- _Directive_
Copy the records below exactly, starting at the line that contains "Clone this diagram in TikZ." and ending at the line that contains "(0,0) rectangle (10,944);"; leave out any pictures.

(Recorded data)

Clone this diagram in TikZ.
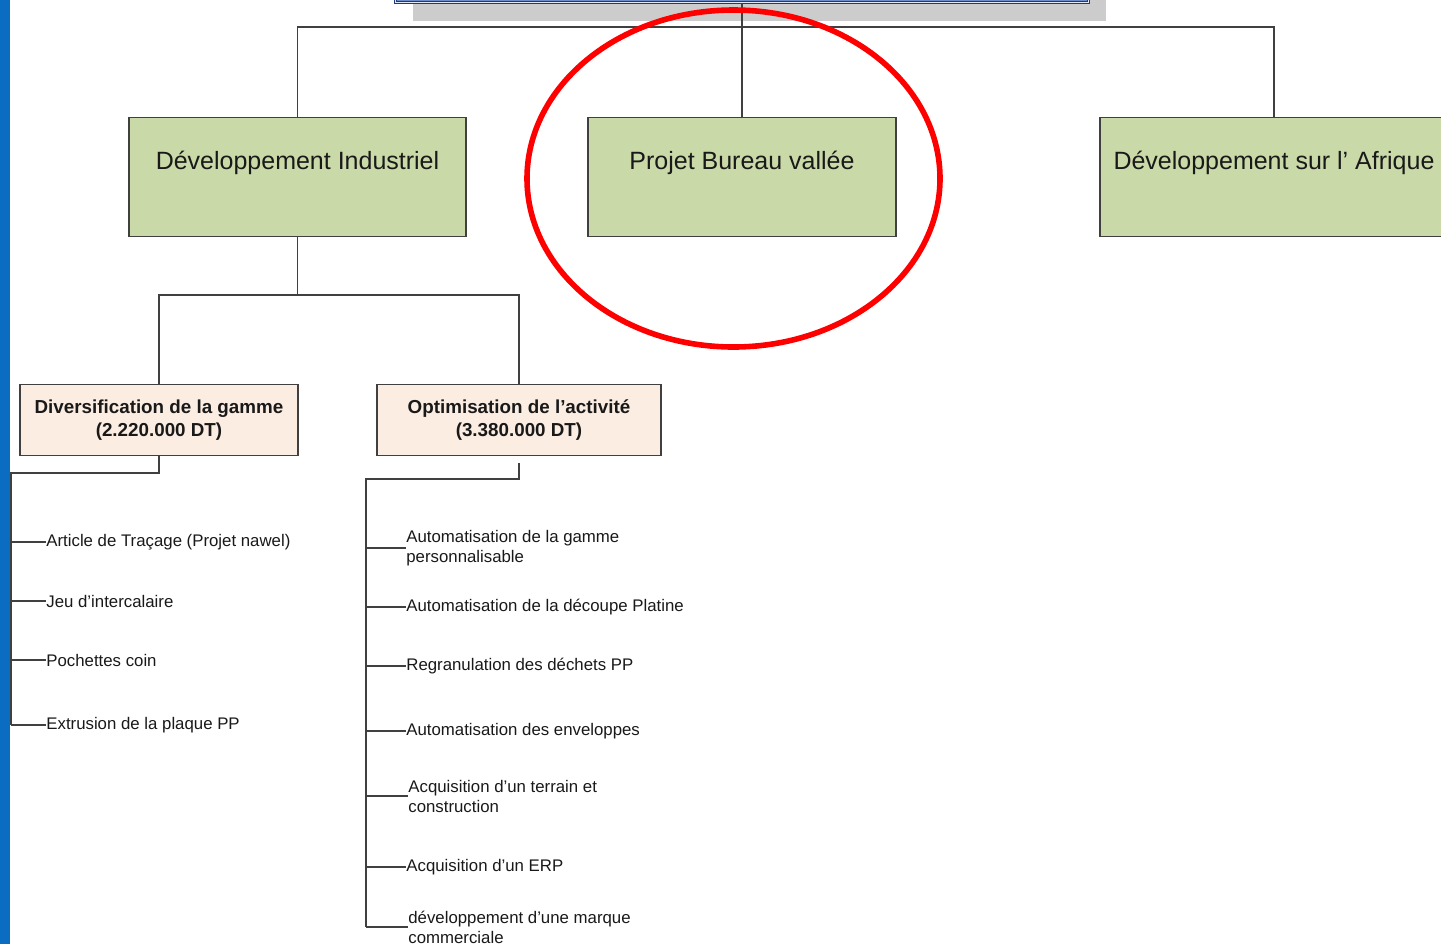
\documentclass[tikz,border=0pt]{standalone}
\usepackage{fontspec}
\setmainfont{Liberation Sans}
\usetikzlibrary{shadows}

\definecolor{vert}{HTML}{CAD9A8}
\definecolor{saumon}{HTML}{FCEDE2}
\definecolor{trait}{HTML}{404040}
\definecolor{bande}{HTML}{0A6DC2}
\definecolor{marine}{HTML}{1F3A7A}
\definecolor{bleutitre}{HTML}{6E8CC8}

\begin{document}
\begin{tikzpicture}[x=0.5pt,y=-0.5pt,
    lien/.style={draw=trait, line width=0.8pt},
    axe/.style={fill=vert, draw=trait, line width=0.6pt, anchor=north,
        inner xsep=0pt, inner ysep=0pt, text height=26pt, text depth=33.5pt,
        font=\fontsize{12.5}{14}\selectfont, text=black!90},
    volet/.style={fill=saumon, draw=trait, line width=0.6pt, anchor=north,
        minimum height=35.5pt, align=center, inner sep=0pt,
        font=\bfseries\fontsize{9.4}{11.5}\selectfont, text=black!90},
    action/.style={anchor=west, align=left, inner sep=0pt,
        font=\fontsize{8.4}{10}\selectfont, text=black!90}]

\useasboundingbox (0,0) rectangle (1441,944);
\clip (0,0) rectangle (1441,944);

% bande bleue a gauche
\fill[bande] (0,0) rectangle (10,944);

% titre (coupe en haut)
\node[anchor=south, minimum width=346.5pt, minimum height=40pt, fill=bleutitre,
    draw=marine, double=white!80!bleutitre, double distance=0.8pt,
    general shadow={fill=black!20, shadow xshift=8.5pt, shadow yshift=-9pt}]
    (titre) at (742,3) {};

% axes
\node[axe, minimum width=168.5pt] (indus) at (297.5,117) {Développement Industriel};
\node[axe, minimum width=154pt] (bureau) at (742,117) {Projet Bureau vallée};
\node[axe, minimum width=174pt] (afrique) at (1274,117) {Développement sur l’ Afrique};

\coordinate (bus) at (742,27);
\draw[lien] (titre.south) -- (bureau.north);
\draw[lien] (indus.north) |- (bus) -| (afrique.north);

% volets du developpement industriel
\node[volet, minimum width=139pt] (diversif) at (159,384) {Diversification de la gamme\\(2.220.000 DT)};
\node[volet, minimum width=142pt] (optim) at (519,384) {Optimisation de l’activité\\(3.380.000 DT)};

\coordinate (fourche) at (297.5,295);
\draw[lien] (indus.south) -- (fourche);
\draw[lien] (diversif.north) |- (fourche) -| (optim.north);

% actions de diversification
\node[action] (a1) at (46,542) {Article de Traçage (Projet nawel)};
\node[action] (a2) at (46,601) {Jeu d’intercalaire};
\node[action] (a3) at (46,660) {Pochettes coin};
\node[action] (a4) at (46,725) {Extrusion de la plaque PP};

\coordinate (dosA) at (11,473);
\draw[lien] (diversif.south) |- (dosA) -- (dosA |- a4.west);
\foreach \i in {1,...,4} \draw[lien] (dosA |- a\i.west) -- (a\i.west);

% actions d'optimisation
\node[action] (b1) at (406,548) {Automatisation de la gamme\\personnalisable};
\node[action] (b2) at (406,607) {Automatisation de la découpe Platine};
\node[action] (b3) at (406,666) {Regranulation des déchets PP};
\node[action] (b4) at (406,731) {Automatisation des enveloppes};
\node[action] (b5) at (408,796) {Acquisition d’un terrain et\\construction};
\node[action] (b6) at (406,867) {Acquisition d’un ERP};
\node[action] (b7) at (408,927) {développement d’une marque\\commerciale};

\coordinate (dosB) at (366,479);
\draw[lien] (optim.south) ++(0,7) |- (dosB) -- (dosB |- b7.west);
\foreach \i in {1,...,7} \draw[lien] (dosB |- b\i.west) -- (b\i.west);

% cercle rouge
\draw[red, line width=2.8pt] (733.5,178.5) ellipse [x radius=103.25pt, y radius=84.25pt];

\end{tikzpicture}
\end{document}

==

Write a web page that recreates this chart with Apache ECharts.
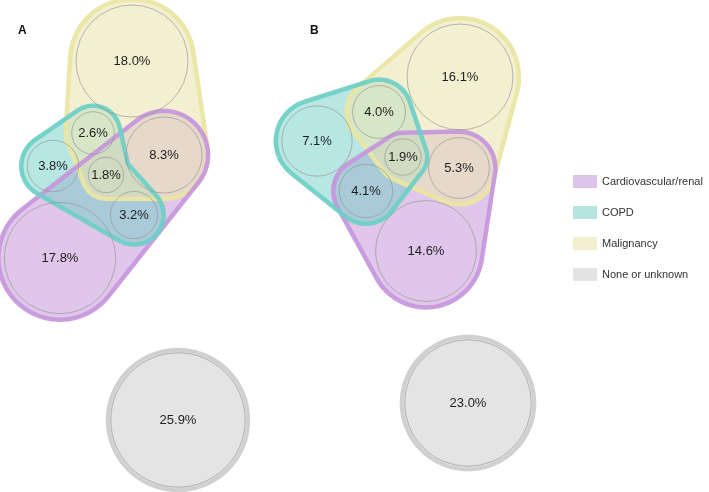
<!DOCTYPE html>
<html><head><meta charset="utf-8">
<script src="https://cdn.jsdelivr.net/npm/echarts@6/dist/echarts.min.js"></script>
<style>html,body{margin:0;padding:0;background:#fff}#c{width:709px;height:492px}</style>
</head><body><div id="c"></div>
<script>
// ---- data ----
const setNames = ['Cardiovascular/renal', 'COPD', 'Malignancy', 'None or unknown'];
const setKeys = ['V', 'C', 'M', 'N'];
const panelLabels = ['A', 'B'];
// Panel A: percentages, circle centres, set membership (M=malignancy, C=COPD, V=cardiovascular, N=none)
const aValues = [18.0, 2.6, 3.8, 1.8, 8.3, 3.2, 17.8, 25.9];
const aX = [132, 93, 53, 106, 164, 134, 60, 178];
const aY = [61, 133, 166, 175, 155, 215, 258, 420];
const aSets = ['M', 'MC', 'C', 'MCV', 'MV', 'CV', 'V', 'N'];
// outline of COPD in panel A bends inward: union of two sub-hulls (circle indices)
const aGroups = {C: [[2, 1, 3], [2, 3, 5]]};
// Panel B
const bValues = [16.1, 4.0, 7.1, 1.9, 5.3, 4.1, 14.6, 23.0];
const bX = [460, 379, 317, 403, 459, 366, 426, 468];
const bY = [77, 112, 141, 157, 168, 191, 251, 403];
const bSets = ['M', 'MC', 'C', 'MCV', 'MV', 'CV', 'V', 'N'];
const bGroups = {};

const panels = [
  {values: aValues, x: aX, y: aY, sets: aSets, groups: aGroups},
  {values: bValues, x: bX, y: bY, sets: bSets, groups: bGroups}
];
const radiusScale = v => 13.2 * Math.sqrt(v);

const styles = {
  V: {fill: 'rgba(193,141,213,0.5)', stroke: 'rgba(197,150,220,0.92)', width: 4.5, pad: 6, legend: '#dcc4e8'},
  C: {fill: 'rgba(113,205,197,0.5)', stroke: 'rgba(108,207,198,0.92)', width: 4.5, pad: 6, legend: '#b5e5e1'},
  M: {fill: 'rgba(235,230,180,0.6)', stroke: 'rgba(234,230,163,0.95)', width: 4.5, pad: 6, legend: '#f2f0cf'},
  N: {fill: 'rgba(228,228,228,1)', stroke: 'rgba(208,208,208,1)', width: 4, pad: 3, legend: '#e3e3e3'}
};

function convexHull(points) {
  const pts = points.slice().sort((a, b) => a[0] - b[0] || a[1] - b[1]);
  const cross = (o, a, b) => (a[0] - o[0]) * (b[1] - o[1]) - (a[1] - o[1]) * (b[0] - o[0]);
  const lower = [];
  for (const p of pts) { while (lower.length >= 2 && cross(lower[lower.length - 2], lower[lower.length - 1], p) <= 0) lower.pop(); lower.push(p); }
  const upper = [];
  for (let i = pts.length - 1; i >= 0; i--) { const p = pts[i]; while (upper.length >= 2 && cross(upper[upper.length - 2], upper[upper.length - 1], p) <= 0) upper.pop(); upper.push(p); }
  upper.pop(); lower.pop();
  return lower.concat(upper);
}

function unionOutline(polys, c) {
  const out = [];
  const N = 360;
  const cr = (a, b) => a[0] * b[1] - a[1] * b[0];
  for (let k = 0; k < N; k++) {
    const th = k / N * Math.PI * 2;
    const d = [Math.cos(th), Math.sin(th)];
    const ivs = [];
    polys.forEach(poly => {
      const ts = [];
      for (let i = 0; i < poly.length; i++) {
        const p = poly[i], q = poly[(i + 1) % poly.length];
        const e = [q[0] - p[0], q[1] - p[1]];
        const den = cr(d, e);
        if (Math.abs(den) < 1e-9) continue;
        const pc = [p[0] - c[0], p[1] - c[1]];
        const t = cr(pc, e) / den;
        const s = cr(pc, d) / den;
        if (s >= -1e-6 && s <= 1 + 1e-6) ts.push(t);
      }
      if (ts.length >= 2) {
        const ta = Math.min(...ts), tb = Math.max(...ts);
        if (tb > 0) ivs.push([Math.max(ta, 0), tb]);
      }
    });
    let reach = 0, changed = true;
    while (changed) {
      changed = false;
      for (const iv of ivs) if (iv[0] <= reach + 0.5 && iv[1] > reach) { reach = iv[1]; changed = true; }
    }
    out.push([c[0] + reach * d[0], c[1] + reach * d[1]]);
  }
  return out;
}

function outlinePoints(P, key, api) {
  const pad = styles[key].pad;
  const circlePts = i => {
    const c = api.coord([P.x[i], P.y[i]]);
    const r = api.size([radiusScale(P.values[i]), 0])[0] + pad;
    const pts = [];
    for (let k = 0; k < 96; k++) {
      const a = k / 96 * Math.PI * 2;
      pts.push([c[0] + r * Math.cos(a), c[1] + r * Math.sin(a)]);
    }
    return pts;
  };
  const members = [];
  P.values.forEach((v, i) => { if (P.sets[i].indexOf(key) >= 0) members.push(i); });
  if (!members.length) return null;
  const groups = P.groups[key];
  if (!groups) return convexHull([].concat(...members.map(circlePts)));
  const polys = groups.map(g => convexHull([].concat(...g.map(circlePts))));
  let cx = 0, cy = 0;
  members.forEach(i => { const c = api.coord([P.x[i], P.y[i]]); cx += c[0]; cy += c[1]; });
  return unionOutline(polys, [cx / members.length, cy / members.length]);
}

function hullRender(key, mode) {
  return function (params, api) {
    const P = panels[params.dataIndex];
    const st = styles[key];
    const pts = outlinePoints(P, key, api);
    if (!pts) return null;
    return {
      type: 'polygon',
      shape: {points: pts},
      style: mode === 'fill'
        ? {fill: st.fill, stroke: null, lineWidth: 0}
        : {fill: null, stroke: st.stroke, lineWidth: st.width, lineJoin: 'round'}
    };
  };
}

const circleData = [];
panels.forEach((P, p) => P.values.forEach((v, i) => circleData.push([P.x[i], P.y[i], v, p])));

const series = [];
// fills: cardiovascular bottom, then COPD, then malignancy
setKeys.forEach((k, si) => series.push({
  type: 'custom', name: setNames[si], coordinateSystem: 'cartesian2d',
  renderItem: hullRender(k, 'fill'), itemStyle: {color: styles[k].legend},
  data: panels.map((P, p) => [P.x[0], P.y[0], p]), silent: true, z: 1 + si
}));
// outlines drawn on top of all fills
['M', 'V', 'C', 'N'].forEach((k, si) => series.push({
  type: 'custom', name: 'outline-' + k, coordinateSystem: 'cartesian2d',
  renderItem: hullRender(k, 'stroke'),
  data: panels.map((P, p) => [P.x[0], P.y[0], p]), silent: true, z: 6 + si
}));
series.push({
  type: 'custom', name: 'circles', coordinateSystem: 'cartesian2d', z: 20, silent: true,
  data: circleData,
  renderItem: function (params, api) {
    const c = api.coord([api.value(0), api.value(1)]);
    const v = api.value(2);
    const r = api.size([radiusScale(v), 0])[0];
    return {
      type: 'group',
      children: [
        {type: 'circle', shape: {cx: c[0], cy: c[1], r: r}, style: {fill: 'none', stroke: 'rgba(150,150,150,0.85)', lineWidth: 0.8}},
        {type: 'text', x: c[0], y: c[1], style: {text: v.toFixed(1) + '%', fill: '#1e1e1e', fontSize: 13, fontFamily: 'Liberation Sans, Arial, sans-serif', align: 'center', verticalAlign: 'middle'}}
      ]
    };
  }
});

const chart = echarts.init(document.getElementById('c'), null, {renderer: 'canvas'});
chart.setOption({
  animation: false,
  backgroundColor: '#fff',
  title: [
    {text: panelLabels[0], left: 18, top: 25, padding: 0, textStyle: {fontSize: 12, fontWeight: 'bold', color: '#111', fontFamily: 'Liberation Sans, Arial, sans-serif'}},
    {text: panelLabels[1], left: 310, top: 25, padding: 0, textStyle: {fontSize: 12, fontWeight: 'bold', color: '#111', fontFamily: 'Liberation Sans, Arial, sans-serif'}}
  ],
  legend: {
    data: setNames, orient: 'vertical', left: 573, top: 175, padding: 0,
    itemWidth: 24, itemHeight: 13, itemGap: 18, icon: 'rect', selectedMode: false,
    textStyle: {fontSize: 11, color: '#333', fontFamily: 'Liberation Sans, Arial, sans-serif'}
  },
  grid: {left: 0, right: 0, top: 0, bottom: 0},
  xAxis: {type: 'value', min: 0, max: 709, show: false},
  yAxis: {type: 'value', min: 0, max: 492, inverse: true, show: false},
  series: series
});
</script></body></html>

- _Task result_
Clone this diagram in TikZ.
\documentclass[tikz,border=0pt]{standalone}
\usepackage{fontspec}
\setmainfont{Liberation Sans}
\usetikzlibrary{shadows}

\definecolor{vert}{HTML}{CAD9A8}
\definecolor{saumon}{HTML}{FCEDE2}
\definecolor{trait}{HTML}{404040}
\definecolor{bande}{HTML}{0A6DC2}
\definecolor{marine}{HTML}{1F3A7A}
\definecolor{bleutitre}{HTML}{6E8CC8}

\begin{document}
\begin{tikzpicture}[x=0.5pt,y=-0.5pt,
    lien/.style={draw=trait, line width=0.8pt},
    axe/.style={fill=vert, draw=trait, line width=0.6pt, anchor=north,
        inner xsep=0pt, inner ysep=0pt, text height=26pt, text depth=33.5pt,
        font=\fontsize{12.5}{14}\selectfont, text=black!90},
    volet/.style={fill=saumon, draw=trait, line width=0.6pt, anchor=north,
        minimum height=35.5pt, align=center, inner sep=0pt,
        font=\bfseries\fontsize{9.4}{11.5}\selectfont, text=black!90},
    action/.style={anchor=west, align=left, inner sep=0pt,
        font=\fontsize{8.4}{10}\selectfont, text=black!90}]

\useasboundingbox (0,0) rectangle (1441,944);
\clip (0,0) rectangle (1441,944);

% bande bleue a gauche
\fill[bande] (0,0) rectangle (10,944);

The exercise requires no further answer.